Netflix recently announced its partnership with Kwesé Media in South Africa, the first official partnership of its kind in the country.
Kwesé is a subsidiary of Econet, the company which owns Liquid Telecom.
The companies said it will be a long-term partnership spanning sub-Saharan Africa, aimed at making it easier for users to enjoy Netflix.
Kwesé will also develop partnerships with telecoms operators across sub-Saharan Africa to distribute Kwesé TV and Netflix.
The first partnership activity was the launch of Netflix on the Kwesé Play streaming box.
Although Netflix does not have a physical presence here, its services have been available to South Africans since its global launch.
Subscriptions are $7.99, $9.99, or $11.99 per month, depending on the package you choose.

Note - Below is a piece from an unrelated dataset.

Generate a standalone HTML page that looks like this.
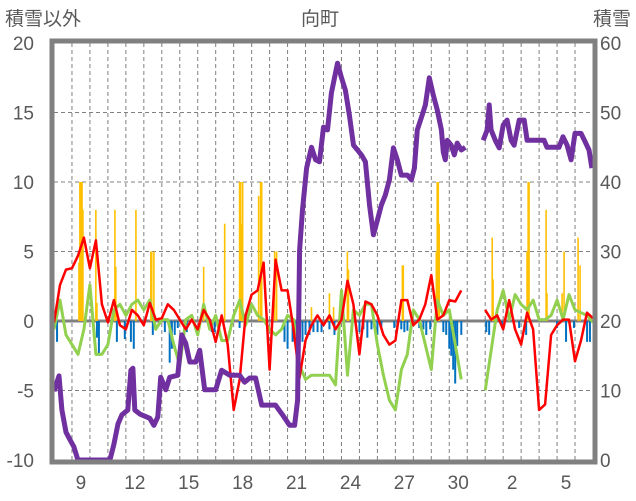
<!DOCTYPE html>
<html><head><meta charset="utf-8"><style>
html,body{margin:0;padding:0;background:#fff;}
svg{display:block;font-family:"Liberation Sans","Noto Sans CJK JP",sans-serif;}
</style></head><body>
<svg id="chart" width="636" height="501" viewBox="0 0 636 501">
<text x="5" y="25" font-size="19" fill="#595959">積雪以外</text>
<text x="320" y="25" font-size="19" fill="#595959" text-anchor="middle">向町</text>
<text x="631" y="25" font-size="19" fill="#595959" text-anchor="end">積雪</text>
<g id="grid"></g><g id="bars"></g><g id="lines"></g><g id="axes"></g>
</svg>
<script>
const leftTicks=[-10,-5,0,5,10,15,20];
const rightTicks=[0,10,20,30,40,50,60];
const dayLabels=[8,9,10,11,12,13,14,15,16,17,18,19,20,21,22,23,24,25,26,27,28,29,30,31,1,2,3,4,5,6];
const shownLabels=[9,12,15,18,21,24,27,30,2,5];
const sampleStep=1/3;
const redVals=[-0.1,2.6,3.7,3.8,4.7,6.0,3.8,5.8,1.2,-0.1,1.5,-0.3,-0.6,0.8,0.4,-0.3,1.3,0.1,0.2,1.2,0.8,0.1,-0.6,0.1,-0.6,0.8,0.1,-1.5,0.4,-1.7,-6.4,-4.2,0.4,1.9,2.2,4.2,-3.5,4.4,2.2,2.2,-0.6,-4.1,-1.4,-0.3,0.4,-0.3,0.4,-0.6,0.1,2.9,1.2,-2.4,1.4,1.2,0.4,-1.0,-1.7,-1.4,1.5,1.5,-0.3,0.1,1.2,3.3,0.1,0.4,1.5,1.4,2.2,null,null,null,0.8,0.1,0.4,-0.6,1.5,-0.6,-1.7,0.6,-0.6,-6.4,-6.0,-1.0,-0.3,0.1,0.1,-2.9,-1.4,0.6,0.2];
const greenVals=[-0.6,1.5,-1.0,-1.7,-2.4,-0.6,2.6,-2.4,-2.4,-1.7,0.8,1.2,0.4,1.2,1.5,0.8,1.5,-0.6,0.1,0.1,-1.7,-3.2,0.1,0.4,-1.0,1.2,-0.6,0.4,-1.4,-1.4,0.4,1.5,-0.3,1.2,0.4,0.1,-0.6,-1.0,-0.6,0.4,0.1,-3.2,-4.2,-3.9,-3.9,-3.9,-3.9,-4.6,2.2,-3.9,0.8,0.4,1.2,1.2,-1.7,-3.9,-5.7,-6.4,-3.5,-2.4,0.8,0.1,-1.7,-3.5,1.5,0.4,0.8,-1.7,-4.2,null,null,null,-5.0,-2.1,0.8,2.2,0.1,1.9,1.2,0.8,1.5,0.1,0.1,0.4,1.5,0.1,1.9,0.8,0.6,0.4,-0.1];
const snowDay=[0,0.28,0.44,0.67,0.89,1.11,1.33,3.11,3.33,3.56,3.78,4.11,4.28,4.39,4.5,4.78,5.33,5.56,5.78,5.94,6.22,6.44,6.89,7.11,7.33,7.56,7.89,8.11,8.39,9.0,9.33,9.78,10.33,10.61,10.89,11.22,11.56,12.33,12.72,13.11,13.39,13.56,13.67,13.83,14.06,14.33,14.56,14.78,15.0,15.22,15.44,15.67,15.78,16.0,16.22,16.44,16.67,16.89,17.11,17.33,17.56,17.78,18.0,18.22,18.44,18.67,18.89,19.11,19.33,19.67,19.89,20.06,20.22,20.44,20.67,20.89,21.11,21.33,21.56,21.67,21.78,21.89,22.11,22.28,22.44,22.67,22.89,23.4,23.89,24.11,24.22,24.33,24.56,24.78,25.0,25.22,25.44,25.61,25.89,26.17,26.33,27.28,27.44,28.11,28.33,28.56,28.78,29.0,29.33,29.56,29.78,29.94];
const snowDepth=[9.9,12.1,7.2,4.0,2.9,1.9,0,0,2.2,5.2,6.5,7.2,12.9,13.2,7.2,6.6,6.0,5.0,6.2,11.9,10.1,11.9,12.2,18.0,16.8,14.1,14.1,15.8,10.1,10.1,12.9,12.2,12.2,11.2,11.8,11.8,7.9,7.9,6.5,5.0,5.0,8.6,30.2,36.0,42.0,45.0,43.2,42.9,47.9,47.5,52.8,55.7,57.1,55.0,53.2,49.6,45.3,44.6,43.9,42.9,36.7,32.4,34.5,36.7,38.1,40.3,44.9,43.2,41.0,41.0,40.3,42.0,47.5,49.2,51.1,55.0,52.5,50.4,47.5,44.3,43.2,46.0,45.3,43.9,45.6,44.6,45.0,null,46.0,47.5,51.1,47.5,46.0,44.9,48.2,48.9,46.0,45.3,48.9,48.9,46.0,46.0,45.0,45.0,46.5,45.3,43.2,47.0,47.0,45.8,44.6,42.0];
const fallDay=[1.39,1.44,1.5,1.56,1.61,2.33,2.39,3.39,3.44,4.56,5.39,5.44,5.56,8.33,9.5,10.33,10.39,10.44,10.5,11.39,11.5,11.56,12.28,12.39,14.33,15.33,15.56,16.33,16.39,19.39,19.44,21.28,21.33,21.39,21.44,24.39,24.44,26.33,26.39,26.44,27.39,27.44,28.28,28.39,29.17,29.28];
const fallVals=[4.2,10,10,10,8,8,1.3,8,3.9,8,5,5,5,3.9,7,10,10,7,10,9,10,10,5,5,1,2,1,5,3.7,4,4,5,10,10,7,6,3,5,10,10,8,2,2,5,6,4];
const meltDay=[0.17,2.39,2.5,3.5,3.94,4.28,4.44,5.5,6.17,6.44,6.56,6.72,6.89,7.39,8.78,8.94,10.33,12.83,13,13.28,13.44,13.67,13.83,14,14.22,14.44,14.67,14.89,15.33,15.61,15.89,17,17.22,17.44,17.67,17.83,18,18.22,18.94,19.11,19.33,19.5,19.67,19.89,20.33,20.56,20.72,20.94,21.67,21.83,22,22.11,22.22,22.33,22.44,22.67,24.06,24.22,24.94,25.89,26.28,28,28.5,28.94,29.67,29.83];
const meltVals=[-1.5,-1.2,-2.5,-1.5,-1.3,-1.5,-2,-1,-0.8,-3,-2,-1,-0.5,-0.8,-0.8,-0.8,-0.5,-1.5,-2,-1.5,-1.3,-1,-1.5,-1,-1,-0.8,-0.8,-0.8,-0.6,-1,-0.6,-0.8,-0.6,-1.2,-0.6,-0.5,-1,-0.6,-0.5,-0.6,-0.6,-0.8,-0.7,-0.6,-0.5,-0.6,-1,-0.6,-0.8,-1,-2,-2.5,-3.5,-4.5,-1.8,-1,-0.8,-1,-0.5,-0.5,-1,-0.5,-1.5,-0.5,-1.5,-1.5];

const NS='http://www.w3.org/2000/svg';
const X0=54,X1=593,Y0=43,Y1=460,DAYS=30;
const xS=t=>X0+t*(X1-X0)/DAYS;
const yL=v=>Y1-(v+10)*(Y1-Y0)/30;
const yR=v=>Y1-v*(Y1-Y0)/60;
function mk(tag,attrs,parent){const e=document.createElementNS(NS,tag);for(const k in attrs)e.setAttribute(k,attrs[k]);parent.appendChild(e);return e;}
const grid=document.getElementById('grid'),bars=document.getElementById('bars'),lines=document.getElementById('lines'),axes=document.getElementById('axes');

leftTicks.forEach(v=>{
  if(v!==0&&v!==20&&v!==-10){const l=mk('line',{x1:X0,x2:X1,y1:yL(v),y2:yL(v),stroke:'#808080','stroke-width':1,'stroke-dasharray':'4,3'},grid);
  
  }
  const t=mk('text',{x:34,y:yL(v)+7,'font-size':19,fill:'#595959','text-anchor':'end'},axes);t.textContent=v;
  
  
});
rightTicks.forEach(v=>{
  const t=mk('text',{x:600,y:yR(v)+7,'font-size':19,fill:'#595959'},axes);t.textContent=v;
  
  
});
dayLabels.forEach((d,i)=>{
  if(i>0){const l=mk('line',{x1:xS(i),x2:xS(i),y1:Y0,y2:Y1,stroke:'#808080','stroke-width':1,'stroke-dasharray':'4,3'},grid);
  
  }
  if(shownLabels.includes(d)&&!(d===2&&i<24)&&!(d===5&&i<24)){
    const t=mk('text',{x:xS(i+0.5),y:489,'font-size':19,fill:'#595959','text-anchor':'middle'},axes);t.textContent=d;
    
    
  }
});
const zl=mk('line',{x1:X0,x2:X1,y1:yL(0),y2:yL(0),stroke:'#808080','stroke-width':3},grid);



fallDay.forEach((t,i)=>{const y=yL(fallVals[i]);const r=mk('rect',{x:xS(t)-0.8,y:y,width:1.6,height:yL(0)-y,fill:'#FFC000'},bars);
  
  });
meltDay.forEach((t,i)=>{const y=yL(meltVals[i]);const r=mk('rect',{x:xS(t)-1,y:yL(0),width:2,height:y-yL(0),fill:'#0070C0'},bars);
  
  });

function pathFrom(ts,vs,ys){let d='',pen=false;vs.forEach((v,i)=>{if(v===null){pen=false;return;}d+=(pen?'L':'M')+xS(ts(i)).toFixed(1)+','+ys(v).toFixed(1);pen=true;});return d;}
const g=mk('path',{d:pathFrom(i=>i*sampleStep,greenVals,yL),fill:'none',stroke:'#92D050','stroke-width':3,'stroke-linejoin':'round'},lines);


const r=mk('path',{d:pathFrom(i=>i*sampleStep,redVals,yL),fill:'none',stroke:'#FF0000','stroke-width':2.5,'stroke-linejoin':'round'},lines);


const p=mk('path',{d:pathFrom(i=>snowDay[i],snowDepth,yR),fill:'none',stroke:'#7030A0','stroke-width':5,'stroke-linejoin':'round'},lines);



const b=mk('rect',{x:X0-2,y:Y0-2,width:X1-X0+4,height:Y1-Y0+4,fill:'none',stroke:'#808080','stroke-width':5},axes);


</script>
</body></html>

One challenge, however, is that you needed a credit card or PayPal account to subscribe to Netflix.
The partnership with Kwesé changes that, with integrated billing in rand available on the Kwesé platform.
More users on Netflix
Chris Whiteley, a business development director at Netflix, told MyBroadband that the partnership will open the way for more South Africans to get Netflix.
He said Netflix would like to add more local currencies to make it easier for people to join Netflix, and will rely on partnerships to localise its offering in African markets.
Netflix currently has no plans to add support for rand outside the partnership, however, or to offer a cheaper subscription fee in South Africa, said Whiteley.
Many South African subscribers who joined Netflix, using VPNs, before it was available globally have complained that the local version of the service does not have the same variety of content as in the US.
These subscribers expressed frustration that Netflix charges the same prices in South Africa as it does in the US, despite the smaller catalogue.
Whiteley told MyBroadband that due to video content licensing, Netflix cannot offer all the content in all the countries it is available.
That is part of the reason Netflix has focused on producing original shows and movies, as it can release these globally at the same time.
This includes upcoming films such as Bright, starring Will Smith, which Whiteley said will challenge conventional wisdom on theatrical movie releases.
Whiteley said they are also putting consumers’ interests first, as “Netflix consumers fund the movie, so they shouldn’t have to wait to see it”.
Whiteley said Netflix will continue to add new content to its service, some of which may be available in South Africa but not in the US – like Star Trek.
A new show based in the Star Trek universe called Star Trek: Discovery started airing on Netflix outside the US from 25 September – due to CBS holding onto its rights to broadcast the series on its streaming platform.
Whiteley added that instead of reducing the price of Netflix in markets like South Africa, its strategy is to continually add more great shows and movies – offering increased value for money.